I want all the Ethereum data all of the time. Using the node's RPC interface (especially if one is viewing trace data) is so slow that any sort of iterative data analysis is nearly impossible. I've partially solved this problem in a simple way. My hackathon project tries to explain a single simple idea I've used to greatly improve the speed with which I can scan the trace-level Ethereum data.
What it does
Over the past year, I've solved various parts of what I call the trace data problem. The trace data problem makes broad data analysis across the entire chain difficult and profoundly slow if one is using the node's RPC directly. I use data gathered soon after the 5,000,000 Ethereum block (about a month ago) to explain how I am able to scan the Ethereum blockchain more than an order of magnitude faster than using the RPC directly. The data itself provides the key insight I needed to properly focus my efforts solving the problem revealed in the visualization.

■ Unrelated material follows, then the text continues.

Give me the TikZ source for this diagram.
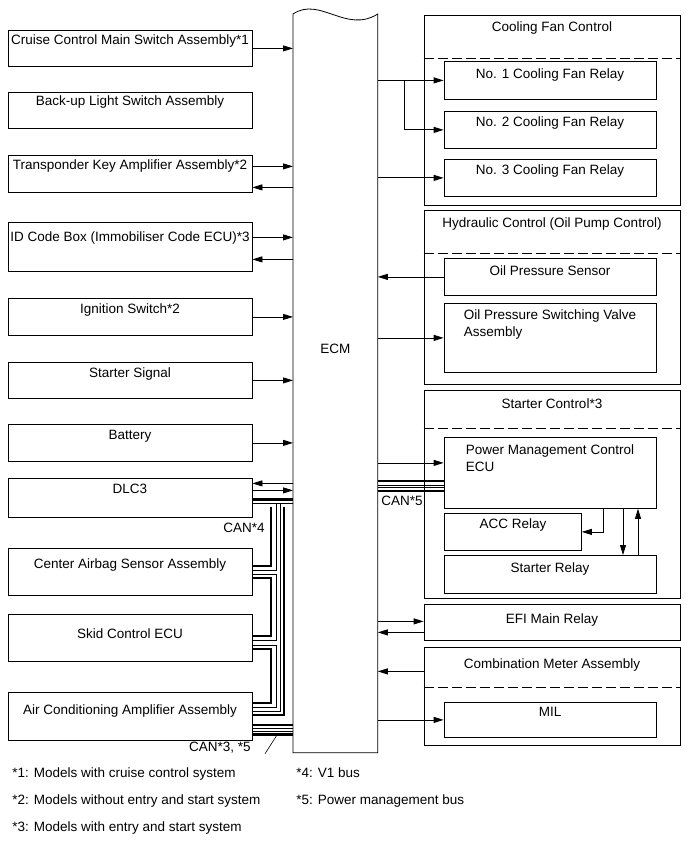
\documentclass[tikz,border=0pt]{standalone}
\usepackage{fontspec}
\setmainfont{Liberation Sans}
\usetikzlibrary{arrows.meta, positioning}
\newcommand{\dgfont}{\fontsize{13.5}{17}\selectfont}

\begin{document}
\begin{tikzpicture}[x=1pt, y=-1pt, line width=0.8pt,
  box/.style={draw, inner sep=0pt, font=\dgfont},
  lbox/.style 2 args={box, anchor=north, minimum width=244pt, text height=#1pt, text depth=#2pt},
  gbox/.style 2 args={box, anchor=north, minimum width=256pt, text height=#1pt, text depth=#2pt},
  ibox/.style 2 args={box, anchor=north, minimum width=212pt, text height=#1pt, text depth=#2pt},
  lbl/.style={font=\dgfont, inner sep=0pt},
  arr/.style={-{Triangle[length=10pt,width=6pt]}},
  sep/.style={dash pattern=on 10pt off 4pt},
  tw/.style={line width=2.6pt},
  nw/.style={line width=0.7pt}]
  \useasboundingbox (0,0) rectangle (689,853);

  % left column
  \node[lbox={14.6}{21.4}] (cc) at (130,30) {Cruise Control Main Switch Assembly*1};
  \node[lbox={13.6}{22.4}] (bl) at (130,92) {Back-up Light Switch Assembly};
  \node[lbox={14.6}{22.4}] (tk) at (130,155) {Transponder Key Amplifier Assembly*2};
  \node[lbox={18.6}{30.4}] (id) at (130,222) {ID Code Box (Immobiliser Code ECU)*3};
  \node[lbox={14.6}{22.4}] (ig) at (130,298) {Ignition Switch*2};
  \node[lbox={14.6}{21.4}] (ss) at (130,362) {Starter Signal};
  \node[lbox={14.6}{22.4}] (bat) at (130,424) {Battery};
  \node[lbox={14.6}{24.4}] (dlc) at (130,478) {DLC3};
  \node[lbox={19.6}{27.4}] (ab) at (130,548) {Center Airbag Sensor Assembly};
  \node[lbox={23.6}{23.4}] (sk) at (130,614) {Skid Control ECU};
  \node[lbox={21.6}{26.4}] (ac) at (130,692) {Air Conditioning Amplifier Assembly};

  % ECM
  \node[box, draw=none, anchor=north west, minimum width=84pt, text height=339pt, text depth=399pt] (ecm) at (293,14) {ECM};
  \draw (ecm.south west) -- (ecm.north west) .. controls ([shift={(27,-18)}]ecm.north west) and ([shift={(-32,20)}]ecm.north east) .. (ecm.north east) -- (ecm.south east) -- cycle;

  % right column
  \node[gbox={16.6}{173.4}] (cf) at (552,15) {Cooling Fan Control};
  \draw[sep] ([shift={(0,43)}]cf.north west) -- ([shift={(0,43)}]cf.north east);
  \node[ibox={17.6}{20.4}] (f1) at (550,61) {No. 1 Cooling Fan Relay};
  \node[ibox={15.6}{21.4}] (f2) at (550,111) {No. 2 Cooling Fan Relay};
  \node[ibox={15.6}{21.4}] (f3) at (550,159) {No. 3 Cooling Fan Relay};

  \node[gbox={16.6}{157.4}] (hy) at (552,210) {Hydraulic Control (Oil Pump Control)};
  \draw[sep] ([shift={(0,43)}]hy.north west) -- ([shift={(0,43)}]hy.north east);
  \node[ibox={16.6}{20.4}] (ops) at (550,258) {Oil Pressure Sensor};
  \node[ibox={15.6}{53.4}] (opv) at (550,303) {\vtop{\hbox{Oil Pressure Switching Valve}\hbox{Assembly}}};

  \node[gbox={17.6}{190.4}] (st) at (552,390) {Starter Control*3};
  \draw[sep] ([shift={(0,38)}]st.north west) -- ([shift={(0,38)}]st.north east);
  \node[ibox={16.6}{54.4}] (pmc) at (550,437) {\vtop{\hbox{Power Management Control}\hbox{ECU}}};
  \node[box, anchor=north west, minimum width=137pt, text height=14.6pt, text depth=22.4pt] (acc) at (444,513) {ACC Relay};
  \node[ibox={16.6}{21.4}] (sr) at (550,555) {Starter Relay};

  \node[gbox={18.6}{17.4}] (efi) at (552,604) {EFI Main Relay};

  \node[gbox={20.6}{77.4}] (cm) at (552,647) {Combination Meter Assembly};
  \draw[sep] ([shift={(0,40)}]cm.north west) -- ([shift={(0,40)}]cm.north east);
  \node[ibox={13.6}{21.4}] (mil) at (550,702) {MIL};

  % signals to and from the ECM
  \draw[arr] (cc.east) -- (cc.east -| ecm.west);
  \coordinate (tk1) at ([shift={(0,-7.5)}]tk.east);
  \coordinate (tk2) at ([shift={(0,13.5)}]tk.east);
  \draw[arr] (tk1) -- (tk1 -| ecm.west);
  \draw[arr] (tk2 -| ecm.west) -- (tk2);
  \coordinate (id1) at ([shift={(0,-9.5)}]id.east);
  \coordinate (id2) at ([shift={(0,12.5)}]id.east);
  \draw[arr] (id1) -- (id1 -| ecm.west);
  \draw[arr] (id2 -| ecm.west) -- (id2);
  \foreach \n in {ig,ss,bat}{\draw[arr] (\n.east) -- (\n.east -| ecm.west);}
  \coordinate (dl1) at ([shift={(0,-14.5)}]dlc.east);
  \coordinate (dl2) at ([shift={(0,-7.5)}]dlc.east);
  \draw[arr] (dl1 -| ecm.west) -- (dl1);
  \draw[arr] (dl2) -- (dl2 -| ecm.west);

  \coordinate (fx) at (404,0);
  \draw[arr] (f1.west -| ecm.east) -- (f1.west);
  \draw[arr] (fx |- f1.west) |- (f2.west);
  \draw[arr] (f3.west -| ecm.east) -- (f3.west);
  \draw[arr] (ops.west) -- (ops.west -| ecm.east);
  \draw[arr] (opv.west -| ecm.east) -- (opv.west);
  \coordinate (pm1) at ([shift={(0,-10)}]pmc.west);
  \draw[arr] (pm1 -| ecm.east) -- (pm1);
  \coordinate (pa) at (603,0);
  \coordinate (pb) at (623,0);
  \coordinate (pc) at (638,0);
  \draw[arr] (pa |- pmc.south) |- (acc.east);
  \draw[arr] (pb |- pmc.south) -- (pb |- sr.north);
  \draw[arr] (pc |- sr.north) -- (pc |- pmc.south);
  \coordinate (ef1) at ([shift={(0,-1)}]efi.west);
  \coordinate (ef2) at ([shift={(0,10)}]efi.west);
  \draw[arr] (ef1 -| ecm.east) -- (ef1);
  \draw[arr] (ef2) -- (ef2 -| ecm.east);
  \coordinate (cm1) at ([shift={(0,-25)}]cm.west);
  \draw[arr] (cm1) -- (cm1 -| ecm.east);
  \draw[arr] (mil.west -| ecm.east) -- (mil.west);

  % CAN buses
  \foreach \d/\w in {44/2.6pt, 48/0.7pt, 50.5/0.7pt, 54/2.6pt}{
    \coordinate (q) at ([shift={(0,\d)}]pmc.north west);
    \draw[line width=\w] (q -| ecm.east) -- (q);}
  \coordinate (wa) at (271,0);
  \coordinate (wb) at (276,0);
  \coordinate (wc) at (280,0);
  \coordinate (wd) at (284,0);
  \coordinate (h1) at ([shift={(0,21.5)}]dlc.north east);
  \coordinate (h2) at ([shift={(0,25.5)}]dlc.north east);
  \coordinate (h3) at ([shift={(0,28.5)}]dlc.north east);
  \draw[tw] (h1) -- (h1 -| ecm.west);
  \draw[nw] (h2) -- (h2 -| ecm.west);
  \foreach \n/\d in {a1/18, a2/22, a3/26, a4/30}{\coordinate (\n) at ([shift={(0,\d)}]ab.north east);}
  \foreach \n/\d in {s1/22, s2/26, s3/31, s4/35}{\coordinate (\n) at ([shift={(0,\d)}]sk.north east);}
  \foreach \n/\d in {c1/11, c2/15, c3/19, c4/23}{\coordinate (\n) at ([shift={(0,\d)}]ac.north east);}
  \draw[tw] (wa |- h3) |- (a1);
  \draw[nw] (wb |- h2) |- (a2);
  \draw[nw] (a3) -| (wb |- s2) -- (s2);
  \draw[tw] (a4) -| (wa |- s1) -- (s1);
  \draw[nw] (s3) -| (wb |- c2) -- (c2);
  \draw[tw] (s4) -| (wa |- c1) -- (c1);
  \draw[nw] (wc |- h2) |- (c3);
  \draw[tw] (wd |- h3) |- (c4);
  \foreach \d/\w in {33/2.6pt, 36.5/0.7pt, 39.5/0.7pt, 42.5/2.6pt}{
    \coordinate (q) at ([shift={(0,\d)}]ac.north east);
    \draw[line width=\w] (q) -- (q -| ecm.west);}

  \node[lbl, anchor=base east] (l4) at (265,532.6) {CAN*4};
  \node[lbl, anchor=base west] (l5) at (381,505.6) {CAN*5};
  \node[lbl, anchor=base east] (l35) at (251,751.6) {CAN*3, *5};
  \coordinate (lq) at (277,735);
  \draw[line width=0.6pt] ([xshift=14pt]l35.south east) -- (lq);

  % notes
  \node[lbl, anchor=base west] (n1) at (12,777.6) {*1: Models with cruise control system};
  \node[lbl, anchor=base west] (n2) at (12,804.6) {*2: Models without entry and start system};
  \node[lbl, anchor=base west] (n3) at (12,831.6) {*3: Models with entry and start system};
  \node[lbl, anchor=base west] (n4) at (296,777.6) {*4: V1 bus};
  \node[lbl, anchor=base west] (n5) at (296,804.6) {*5: Power management bus};
\end{tikzpicture}
\end{document}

About a month ago, soon after the 5,000,000 Ethereum block, I created a data set that I promptly ignored. This weekend I used that data to create visualizations that help me explain what I call the trace data problem and my solution to it. I believe the slowness one encounters when trying to scan traces from the millions of transactions on the chain is fully caused by the Fall 2016 DDoS attacks. My visualization makes a strong argument of why this is the case.
How I built it
I used QuickBlocks (http://quickblocks.io) to create the raw data prior to the hackathon. This weekend, I first used C++ to collate, summarize, sanitize, and clean up the data in preparation for doing visualizations. I then used Microsoft Excell and plotly.com to build the visualizations.
Challenges I ran into
I have no prior experience using data visualization tools, so much of my time this weekend was spent exploring various tools and finally choosing plotly.com. I then spent the rest of the time learning how to use plotly to help me explain the solution I am proposing to the trace data problem.
Accomplishments that I'm proud of
I've been able to gather Ethereum related data for some time. I'm proud that this weekend I was finally able to learn how to better visualize the data. Visualizations provide easy insights into the Ethereum data that can aid in future decision making for the Ethereum community as a whole. Having easy and quick access to the data is the first step.
What I learned
Data visualization is more about telling a story and using data to support the story than it is about showing pretty pictures--but there's nothing better than an informative pretty picture.
What's next for The Ethereum Trace Data Problem
I would like to see the Ethereum community shift towards a more data-driven development mode. QuickBlocks can aid in that effort. One of the things I show in my presentation is that the solution to the Fall 2016 DDos (the state clear hard fork) had a secondary effect on the trace data problem almost equal in magnitude to the original attack. In other words, the cure was almost as bad as the malady (from the perspective of pulling that data).
I'm not saying the community should have done anything differently, we needed to clean up the 20,000,000 empty accounts, but I am saying that using deep, accurate, fast data from the chain should be a key part of the future development efforts and proposed hard-forks such as POS and sharding.